Saadeddin Malley

A Palestinian-American businessman based in Chicago...
Saadeddin Malley's first brush with war came during a visit to the post office in Ramallah, in what was then considered Jordan. Then 14, he was picking up a parcel when a crowd of young men swept by cheering about a great military victory over Israel. It was June 5, 1967.

"These guys were cheering because they heard the Egyptians had shot down 20 planes of Israelis," Mr Malley recalls from Chicago, which has been his home for the last 40 years. "We were misled. We thought we were winning the war."

Hours later, there were planes in the skies over Ramallah. The Malleys woke the next morning in their home in Beitunia, a neighboring village, to find crowds of villagers walking on the road. Their homes had been hit.

People were urging one another to stay in their homes, Mr Malley recalls - not to repeat the disaster of 1948 when Palestinians who thought they were fleeing only for a few days were unable to return home.

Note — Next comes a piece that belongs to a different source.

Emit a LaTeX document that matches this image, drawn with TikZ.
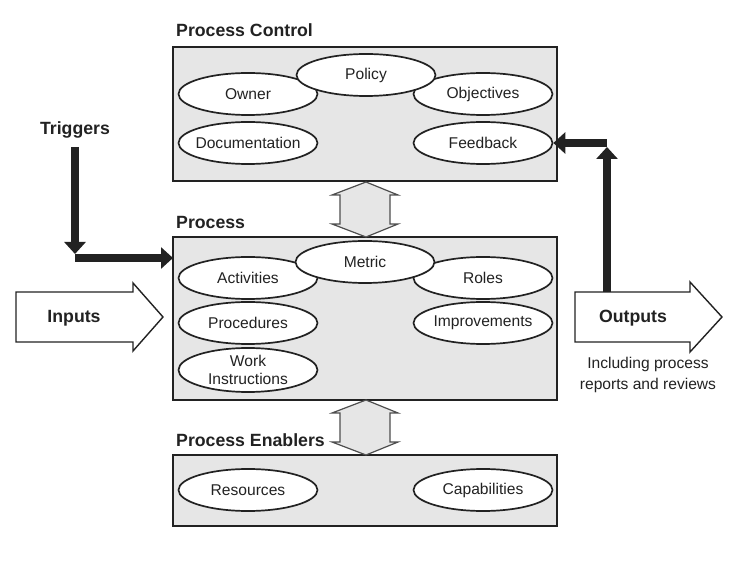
\documentclass[tikz,border=0pt]{standalone}
\usepackage{fontspec}
\setmainfont{Liberation Sans}
\usetikzlibrary{arrows.meta,positioning,shapes.geometric}

\definecolor{boxgray}{HTML}{E6E6E6}
\definecolor{ink}{HTML}{222222}

\tikzset{
  stage/.style={draw=ink, line width=2.2pt, fill=boxgray, inner sep=0pt, outer sep=0pt},
  part/.style={ellipse, draw=ink, line width=1.7pt, fill=white, minimum width=139pt,
    minimum height=42pt, inner xsep=-6pt, inner ysep=-4pt, align=center, text=ink,
    font=\fontsize{15.6}{18}\selectfont},
  title/.style={anchor=west, inner sep=0pt, text=ink, font=\fontsize{17.7}{20}\selectfont\bfseries},
  heavy/.style={draw=ink, line width=7.5pt, -{Triangle[width=21pt,length=12pt]}},
  block/.style={draw=ink, line width=1.4pt, fill=white},
  link/.style={draw=ink!80, line width=1.2pt, fill=boxgray},
}

\begin{document}
\begin{tikzpicture}[x=1pt, y=-1pt]
  \useasboundingbox (0,0) rectangle (732,572);

  % boxes
  \node[stage, minimum width=384pt, minimum height=134pt] (control) at (365,114) {};
  \node[stage, minimum width=384pt, minimum height=163pt] (process) at (365,318.5) {};
  \node[stage, minimum width=384pt, minimum height=71pt] (enablers) at (365,490.5) {};

  \node[title] (controltitle) at (176,30) {Process Control};
  \node[title] (processtitle) at (176,222) {Process};
  \node[title] (enablerstitle) at (176,440) {Process Enablers};

  % process control
  \node[part] (owner) at (248,94) {Owner};
  \node[part] (objectives) at (483,94) {Objectives};
  \node[part] (documentation) at (248,143) {Documentation};
  \node[part] (feedback) at (483,143) {Feedback};
  \node[part] (policy) at (366,75) {Policy};

  % process
  \node[part] (activities) at (248,278) {Activities};
  \node[part] (roles) at (483,278) {Roles};
  \node[part] (procedures) at (248,323) {Procedures};
  \node[part] (improvements) at (483,323) {Improvements};
  \node[part, minimum height=44pt] (work) at (248,370) {Work\\Instructions};
  \node[part] (metric) at (365,262) {Metric};

  % process enablers
  \node[part] (resources) at (248,490) {Resources};
  \node[part] (capabilities) at (483,490) {Capabilities};

  % links between boxes
  \draw[link] (366,182) -- (398,195) -- (390,195) -- (390,224) -- (398,224) -- (366,237)
    -- (332,224) -- (340,224) -- (340,195) -- (332,195) -- cycle;
  \draw[link] (366,400) -- (398,413) -- (390,413) -- (390,442) -- (398,442) -- (366,455)
    -- (332,442) -- (340,442) -- (340,413) -- (332,413) -- cycle;

  % inputs and outputs
  \draw[block] (16,292) -- (133,292) -- (133,283) -- (163,317) -- (133,351) -- (133,342)
    -- (16,342) -- cycle;
  \node[title, anchor=center] (inputs) at (74,318) {Inputs};
  \draw[block] (575,292) -- (690,292) -- (690,282) -- (722,317) -- (690,352) -- (690,342)
    -- (575,342) -- cycle;
  \node[title, anchor=center] (outputs) at (633,318) {Outputs};
  \node[align=center, text=ink, font=\fontsize{15.6}{21}\selectfont] (reports) at (648,375)
    {Including process\\reports and reviews};

  % triggers
  \node[title, anchor=center] (triggers) at (75,130) {Triggers};
  \coordinate (tbend) at (75,258);
  \draw[heavy] (75,147) -- (75,254);
  \draw[heavy] (tbend) -- (tbend -| process.west);

  % feedback loop
  \coordinate (fstart) at (607,292);
  \coordinate (fbend) at (607,143);
  \draw[heavy] (fstart) -- (607,147);
  \draw[heavy] (fbend) -- (feedback.east);
\end{tikzpicture}
\end{document}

Until then, the Malley family had been luckier than most. Like most people in Beitunia, they had no electricity until about a year before the war - no refrigerator or television. But they owned their own home and, more importantly, they had a foothold in America. Mr Malley's father had left for the US in 1956, where he found a job as a barber in Chicago.

Few of the hundreds of thousands of Palestinians displaced by the 1967 war shared that advantage. To this day, Palestinians account for only about 6% of the 3.5 million Arabs in the US - or about 210,000 people - according to the Arab American Institute. That includes the Christian emigres of the 19th century as well as refugees from Israel's wars and more recent arrivals.

The members of the Malley family left behind in Beitunia caught a ride in a neighbour's truck to Amman. "The thought of being refugees didn't cross our minds. We lived with people who were refugees in our town who came from pre-1948 areas. It never crossed our minds that we were going to be in the same boat."

From Chicago, Mr Malley's father eventually tracked his family down and made arrangements for them to join him.

For Mr Malley, then in his mid-teens, it was not a happy transition. "The streets were cleaner and wider, but I did not see the open spaces, the greenery, the mountainous parts that I was accustomed to, so in the first few months I was really miserable."

It has been an American life ever since. By the time he made his first return visit to Beitunia in 1977, he was already a US citizen and a university graduate embarking on a career in business.

Now 54, he is married to a Palestinian woman whose family lost their home in the 1948 war. He has two sons and two daughters. The children speak passable Arabic, they eat Palestinian food at home and one of his daughters wears a headscarf. He tries to take the family back to Beitunia every two years.

During the early days of the Oslo peace accords in the 1990s, he like other Palestinians used to fantasize about returning for good. "With the advent of turmoil all our hopes were dashed," he said. During the last trip to Beitunia two years ago, the family was held and questioned for four hours by the Israeli authorities when they crossed the border from Jordan.

Life in the US has also grown darker. Since the September 11 2001 terror attacks, Mr Malley is regularly subjected to special screening at airports. Racist graffiti has appeared on the walls of his business, and three years ago a petrol station also owned by the family was set alight.

"I've been here 40 years, and I was only there 14. People always seem to long for the place where they were first raised, but we kept putting it off," Mr Malley said. "I was thinking that after we get married, when the situation stabilizes, maybe. Times goes on. But then suddenly we think: 'we wish we would have stayed there'."